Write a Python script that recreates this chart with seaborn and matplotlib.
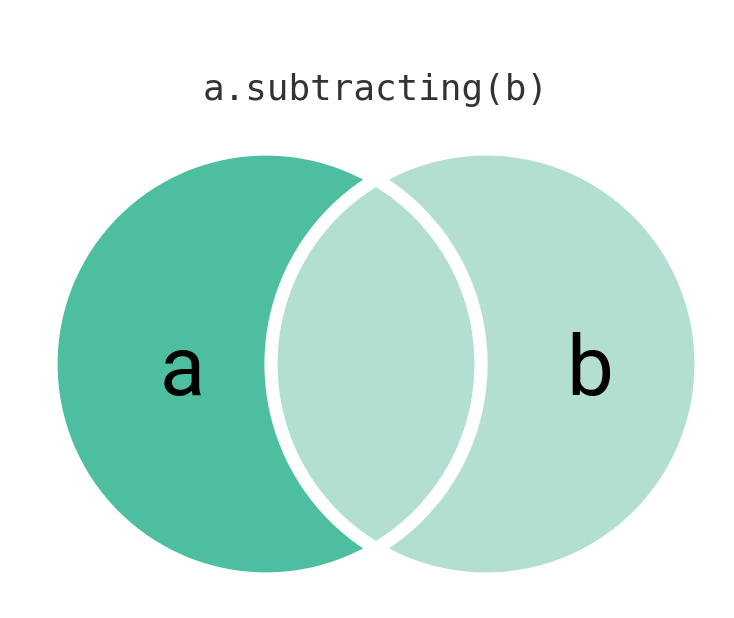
"""Venn diagram for a.subtracting(b)."""
import matplotlib

matplotlib.use("Agg")
import matplotlib.pyplot as plt
import seaborn as sns
from matplotlib.patches import Circle

# sets shown in the diagram
set_names = ["a", "b"]
title_text = "a.subtracting(b)"

# kept set vs removed set
fill_colors = ["#4DBFA0", "#B3DFD3"]

sns.set_theme(style="white")
plt.rcParams["font.family"] = ["Roboto", "DejaVu Sans"]

fig = plt.figure(figsize=(7.34, 6.18), dpi=100)
ax = fig.add_axes([0, 0, 1, 1])
ax.set_xlim(0, 734)
ax.set_ylim(618, 0)
ax.set_aspect("equal")
ax.axis("off")

centers = [(266, 364), (486, 364)]
radius = 215

for (cx, cy), color in zip(centers, fill_colors):
    ax.add_patch(Circle((cx, cy), radius, facecolor=color, edgecolor="none", zorder=1))

for cx, cy in centers:
    ax.add_patch(Circle((cx, cy), radius, facecolor="none", edgecolor="white", lw=9.5, zorder=2))

label_x = [182, 590]
for name, x in zip(set_names, label_x):
    ax.text(x, 395, name, ha="center", va="baseline", fontsize=60, color="black", zorder=3)

ax.text(376, 100, title_text, ha="center", va="baseline", fontsize=25.8,
        family="DejaVu Sans Mono", color="#333333")

fig.savefig("out.png", dpi=100, facecolor="white")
======
» **Aim of the exercise**: Would you set down the listing exactly, omitting pictures?

» **Problem solution**:
Write a Python script that recreates this chart with seaborn and matplotlib.
"""Venn diagram for a.subtracting(b)."""
import matplotlib

matplotlib.use("Agg")
import matplotlib.pyplot as plt
import seaborn as sns
from matplotlib.patches import Circle

# sets shown in the diagram
set_names = ["a", "b"]
title_text = "a.subtracting(b)"

# kept set vs removed set
fill_colors = ["#4DBFA0", "#B3DFD3"]

sns.set_theme(style="white")
plt.rcParams["font.family"] = ["Roboto", "DejaVu Sans"]

fig = plt.figure(figsize=(7.34, 6.18), dpi=100)
ax = fig.add_axes([0, 0, 1, 1])
ax.set_xlim(0, 734)
ax.set_ylim(618, 0)
ax.set_aspect("equal")
ax.axis("off")

centers = [(266, 364), (486, 364)]
radius = 215

for (cx, cy), color in zip(centers, fill_colors):
    ax.add_patch(Circle((cx, cy), radius, facecolor=color, edgecolor="none", zorder=1))

for cx, cy in centers:
    ax.add_patch(Circle((cx, cy), radius, facecolor="none", edgecolor="white", lw=9.5, zorder=2))

label_x = [182, 590]
for name, x in zip(set_names, label_x):
    ax.text(x, 395, name, ha="center", va="baseline", fontsize=60, color="black", zorder=3)

ax.text(376, 100, title_text, ha="center", va="baseline", fontsize=25.8,
        family="DejaVu Sans Mono", color="#333333")

fig.savefig("out.png", dpi=100, facecolor="white")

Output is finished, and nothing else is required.